START

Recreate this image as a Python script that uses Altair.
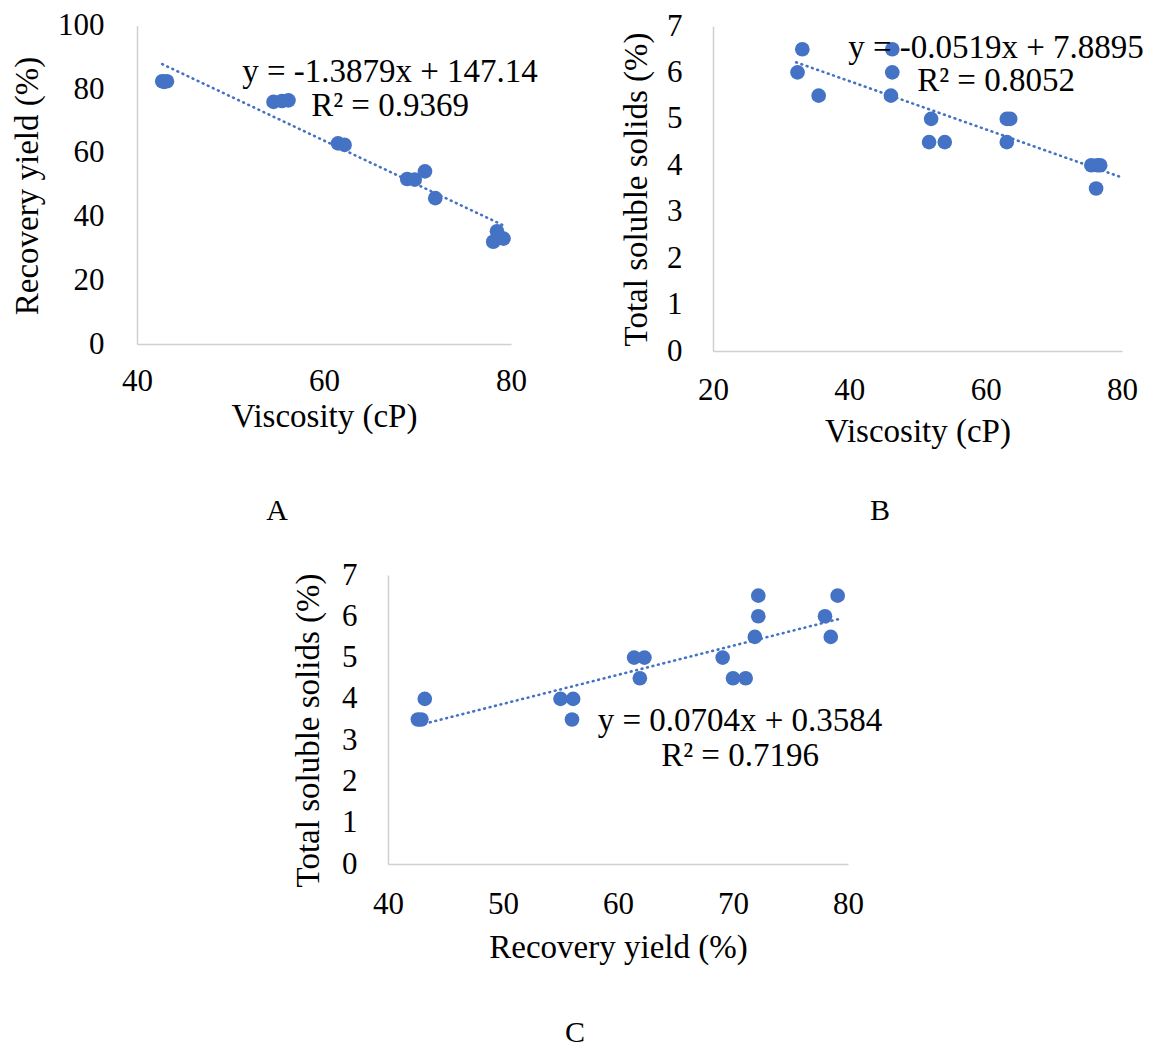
import altair as alt
import pandas as pd

# ---------------- data ----------------
# Panel A: Viscosity (cP) vs Recovery yield (%)
visc_A = [42.7, 42.9, 43.2, 54.6, 55.5, 56.2, 61.5, 62.2, 68.9, 69.7, 70.8, 71.9, 78.5, 78.1, 79.2]
yield_A = [82.5, 82.3, 82.5, 76.0, 76.3, 76.5, 63.0, 62.5, 51.8, 51.6, 54.2, 45.8, 35.4, 32.1, 33.1]
trend_A = [-1.3879, 147.14]
trend_x_A = [42.7, 79.2]
eq_A = ["y = -1.3879x + 147.14", "R² = 0.9369"]

# Panel B: Viscosity (cP) vs Total soluble solids (%)
visc_B = [33.1, 32.4, 35.5, 46.3, 46.3, 46.1, 52.0, 51.7, 54.0, 63.1, 63.6, 63.1, 75.5, 76.4, 76.8, 76.2]
tss_B = [6.5, 6.0, 5.5, 6.5, 6.0, 5.5, 5.0, 4.5, 4.5, 5.0, 5.0, 4.5, 4.0, 4.0, 4.0, 3.5]
trend_B = [-0.0519, 7.8895]
trend_x_B = [32.2, 80.0]
eq_B = ["y = -0.0519x + 7.8895", "R² = 0.8052"]

# Panel C: Recovery yield (%) vs Total soluble solids (%)
yield_C = [43.2, 42.6, 42.9, 55.0, 56.1, 56.0, 61.4, 62.3, 61.9, 69.1, 70.0, 71.1, 72.2, 72.2, 71.9, 78.0, 79.1, 78.5]
tss_C = [4.0, 3.5, 3.5, 4.0, 4.0, 3.5, 5.0, 5.0, 4.5, 5.0, 4.5, 4.5, 6.5, 6.0, 5.5, 6.0, 6.5, 5.5]
trend_C = [0.0704, 0.3584]
trend_x_C = [42.7, 79.5]
eq_C = ["y = 0.0704x + 0.3584", "R² = 0.7196"]

ticks_x_A = [40, 60, 80]
ticks_y_A = [0, 20, 40, 60, 80, 100]
ticks_x_B = [20, 40, 60, 80]
ticks_y_B = [0, 1, 2, 3, 4, 5, 6, 7]
ticks_x_C = [40, 50, 60, 70, 80]
ticks_y_C = [0, 1, 2, 3, 4, 5, 6, 7]

panel_letters = ["A", "B", "C"]

# ---------------- styling / layout ----------------
FONT = "Liberation Serif"
BLUE = "#4472C4"
W, H = 1145, 1041


def panel(xs, ys, xtitle, ytitle, xdom, ydom, xpx, ypx, xticks, yticks,
          coef, line_x, eq, eq_pos, eq_lh, xlab_base, xtitle_base, ylab_pad,
          ytitle_x, ytitle_y):
    pts = pd.DataFrame({"x": xs, "y": ys})
    line = pd.DataFrame({"x": line_x})
    xscale = alt.Scale(domain=xdom, range=xpx, nice=False, zero=False)
    yscale = alt.Scale(domain=ydom, range=ypx, nice=False, zero=False)
    xaxis = alt.Axis(
        orient="bottom", offset=ypx[0] - H, values=xticks, grid=False,
        ticks=False, tickSize=0, labelBaseline="alphabetic",
        labelPadding=xlab_base, title=xtitle, titleBaseline="alphabetic",
        titleY=xtitle_base, titleX=(xpx[0] + xpx[1]) / 2, labelFlush=False,
        format="d")
    yaxis = alt.Axis(
        orient="left", offset=-xpx[0], values=yticks, grid=False,
        ticks=False, tickSize=0, labelPadding=ylab_pad, title=ytitle,
        titleAngle=270, titleBaseline="middle", titleX=ytitle_x,
        titleY=ytitle_y, labelFlush=False, format="d")
    points = alt.Chart(pts).mark_circle(size=215, color=BLUE, opacity=1).encode(
        x=alt.X("x:Q", scale=xscale, axis=xaxis),
        y=alt.Y("y:Q", scale=yscale, axis=yaxis),
    )
    trend = alt.Chart(line).transform_calculate(
        y=f"{coef[0]} * datum.x + {coef[1]}"
    ).mark_line(color=BLUE, strokeWidth=2.6, strokeDash=[0.8, 4.8],
                strokeCap="round").encode(
        x=alt.X("x:Q", scale=xscale, axis=xaxis),
        y=alt.Y("y:Q", scale=yscale, axis=yaxis),
    )
    eq_text = alt.Chart(pd.DataFrame({"k": [0]})).mark_text(
        text=eq, font=FONT, fontSize=33, color="black", align="center",
        baseline="alphabetic", lineHeight=eq_lh,
    ).encode(x=alt.value(eq_pos[0]), y=alt.value(eq_pos[1]))
    return alt.layer(points, trend, eq_text)


pA = panel(visc_A, yield_A, "Viscosity (cP)", "Recovery yield (%)",
           [40, 80], [0, 100], [129, 503], [336, 17.5], ticks_x_A, ticks_y_A,
           trend_A, trend_x_A, eq_A, (382, 74), 33.5,
           46, 82.5, 33, -109.5, 177.5)
pB = panel(visc_B, tss_B, "Viscosity (cP)", "Total soluble solids (%)",
           [20, 80], [0, 7], [705, 1114], [343, 18], ticks_x_B, ticks_y_B,
           trend_B, trend_x_B, eq_B, (988, 49.5), 33.5,
           48.5, 90, 31, -76.3, 181)
pC = panel(yield_C, tss_C, "Recovery yield (%)", "Total soluble solids (%)",
           [40, 80], [0, 7], [380, 840], [856, 567], ticks_x_C, ticks_y_C,
           trend_C, trend_x_C, eq_C, (732, 723), 35,
           49, 93, 31, -79.5, 722)

letter_pos = [(269, 503), (872, 503), (567, 1025)]
letters = []
for lab, (px, py) in zip(panel_letters, letter_pos):
    letters.append(
        alt.Chart(pd.DataFrame({"t": [lab]})).mark_text(
            font=FONT, fontSize=30, color="black", align="center",
            baseline="middle").encode(text="t:N", x=alt.value(px), y=alt.value(py))
    )

chart = alt.layer(pA, pB, pC, *letters).resolve_scale(
    x="independent", y="independent"
).properties(
    width=W, height=H, autosize=alt.AutoSizeParams(type="none"), padding=0
).configure_view(stroke="transparent").configure_axis(
    labelFont=FONT, labelFontSize=31, labelColor="black",
    titleFont=FONT, titleFontSize=33, titleFontWeight="normal",
    titleColor="black", domainColor="#d0d0d0", domainWidth=1.5,
)

chart.save("out.html", embed_options={"renderer": "svg", "actions": False})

END

Except for the pictures, give all the material above again verbatim.

*EXERCISE RESULT:*
Recreate this image as a Python script that uses Altair.
import altair as alt
import pandas as pd

# ---------------- data ----------------
# Panel A: Viscosity (cP) vs Recovery yield (%)
visc_A = [42.7, 42.9, 43.2, 54.6, 55.5, 56.2, 61.5, 62.2, 68.9, 69.7, 70.8, 71.9, 78.5, 78.1, 79.2]
yield_A = [82.5, 82.3, 82.5, 76.0, 76.3, 76.5, 63.0, 62.5, 51.8, 51.6, 54.2, 45.8, 35.4, 32.1, 33.1]
trend_A = [-1.3879, 147.14]
trend_x_A = [42.7, 79.2]
eq_A = ["y = -1.3879x + 147.14", "R² = 0.9369"]

# Panel B: Viscosity (cP) vs Total soluble solids (%)
visc_B = [33.1, 32.4, 35.5, 46.3, 46.3, 46.1, 52.0, 51.7, 54.0, 63.1, 63.6, 63.1, 75.5, 76.4, 76.8, 76.2]
tss_B = [6.5, 6.0, 5.5, 6.5, 6.0, 5.5, 5.0, 4.5, 4.5, 5.0, 5.0, 4.5, 4.0, 4.0, 4.0, 3.5]
trend_B = [-0.0519, 7.8895]
trend_x_B = [32.2, 80.0]
eq_B = ["y = -0.0519x + 7.8895", "R² = 0.8052"]

# Panel C: Recovery yield (%) vs Total soluble solids (%)
yield_C = [43.2, 42.6, 42.9, 55.0, 56.1, 56.0, 61.4, 62.3, 61.9, 69.1, 70.0, 71.1, 72.2, 72.2, 71.9, 78.0, 79.1, 78.5]
tss_C = [4.0, 3.5, 3.5, 4.0, 4.0, 3.5, 5.0, 5.0, 4.5, 5.0, 4.5, 4.5, 6.5, 6.0, 5.5, 6.0, 6.5, 5.5]
trend_C = [0.0704, 0.3584]
trend_x_C = [42.7, 79.5]
eq_C = ["y = 0.0704x + 0.3584", "R² = 0.7196"]

ticks_x_A = [40, 60, 80]
ticks_y_A = [0, 20, 40, 60, 80, 100]
ticks_x_B = [20, 40, 60, 80]
ticks_y_B = [0, 1, 2, 3, 4, 5, 6, 7]
ticks_x_C = [40, 50, 60, 70, 80]
ticks_y_C = [0, 1, 2, 3, 4, 5, 6, 7]

panel_letters = ["A", "B", "C"]

# ---------------- styling / layout ----------------
FONT = "Liberation Serif"
BLUE = "#4472C4"
W, H = 1145, 1041


def panel(xs, ys, xtitle, ytitle, xdom, ydom, xpx, ypx, xticks, yticks,
          coef, line_x, eq, eq_pos, eq_lh, xlab_base, xtitle_base, ylab_pad,
          ytitle_x, ytitle_y):
    pts = pd.DataFrame({"x": xs, "y": ys})
    line = pd.DataFrame({"x": line_x})
    xscale = alt.Scale(domain=xdom, range=xpx, nice=False, zero=False)
    yscale = alt.Scale(domain=ydom, range=ypx, nice=False, zero=False)
    xaxis = alt.Axis(
        orient="bottom", offset=ypx[0] - H, values=xticks, grid=False,
        ticks=False, tickSize=0, labelBaseline="alphabetic",
        labelPadding=xlab_base, title=xtitle, titleBaseline="alphabetic",
        titleY=xtitle_base, titleX=(xpx[0] + xpx[1]) / 2, labelFlush=False,
        format="d")
    yaxis = alt.Axis(
        orient="left", offset=-xpx[0], values=yticks, grid=False,
        ticks=False, tickSize=0, labelPadding=ylab_pad, title=ytitle,
        titleAngle=270, titleBaseline="middle", titleX=ytitle_x,
        titleY=ytitle_y, labelFlush=False, format="d")
    points = alt.Chart(pts).mark_circle(size=215, color=BLUE, opacity=1).encode(
        x=alt.X("x:Q", scale=xscale, axis=xaxis),
        y=alt.Y("y:Q", scale=yscale, axis=yaxis),
    )
    trend = alt.Chart(line).transform_calculate(
        y=f"{coef[0]} * datum.x + {coef[1]}"
    ).mark_line(color=BLUE, strokeWidth=2.6, strokeDash=[0.8, 4.8],
                strokeCap="round").encode(
        x=alt.X("x:Q", scale=xscale, axis=xaxis),
        y=alt.Y("y:Q", scale=yscale, axis=yaxis),
    )
    eq_text = alt.Chart(pd.DataFrame({"k": [0]})).mark_text(
        text=eq, font=FONT, fontSize=33, color="black", align="center",
        baseline="alphabetic", lineHeight=eq_lh,
    ).encode(x=alt.value(eq_pos[0]), y=alt.value(eq_pos[1]))
    return alt.layer(points, trend, eq_text)


pA = panel(visc_A, yield_A, "Viscosity (cP)", "Recovery yield (%)",
           [40, 80], [0, 100], [129, 503], [336, 17.5], ticks_x_A, ticks_y_A,
           trend_A, trend_x_A, eq_A, (382, 74), 33.5,
           46, 82.5, 33, -109.5, 177.5)
pB = panel(visc_B, tss_B, "Viscosity (cP)", "Total soluble solids (%)",
           [20, 80], [0, 7], [705, 1114], [343, 18], ticks_x_B, ticks_y_B,
           trend_B, trend_x_B, eq_B, (988, 49.5), 33.5,
           48.5, 90, 31, -76.3, 181)
pC = panel(yield_C, tss_C, "Recovery yield (%)", "Total soluble solids (%)",
           [40, 80], [0, 7], [380, 840], [856, 567], ticks_x_C, ticks_y_C,
           trend_C, trend_x_C, eq_C, (732, 723), 35,
           49, 93, 31, -79.5, 722)

letter_pos = [(269, 503), (872, 503), (567, 1025)]
letters = []
for lab, (px, py) in zip(panel_letters, letter_pos):
    letters.append(
        alt.Chart(pd.DataFrame({"t": [lab]})).mark_text(
            font=FONT, fontSize=30, color="black", align="center",
            baseline="middle").encode(text="t:N", x=alt.value(px), y=alt.value(py))
    )

chart = alt.layer(pA, pB, pC, *letters).resolve_scale(
    x="independent", y="independent"
).properties(
    width=W, height=H, autosize=alt.AutoSizeParams(type="none"), padding=0
).configure_view(stroke="transparent").configure_axis(
    labelFont=FONT, labelFontSize=31, labelColor="black",
    titleFont=FONT, titleFontSize=33, titleFontWeight="normal",
    titleColor="black", domainColor="#d0d0d0", domainWidth=1.5,
)

chart.save("out.html", embed_options={"renderer": "svg", "actions": False})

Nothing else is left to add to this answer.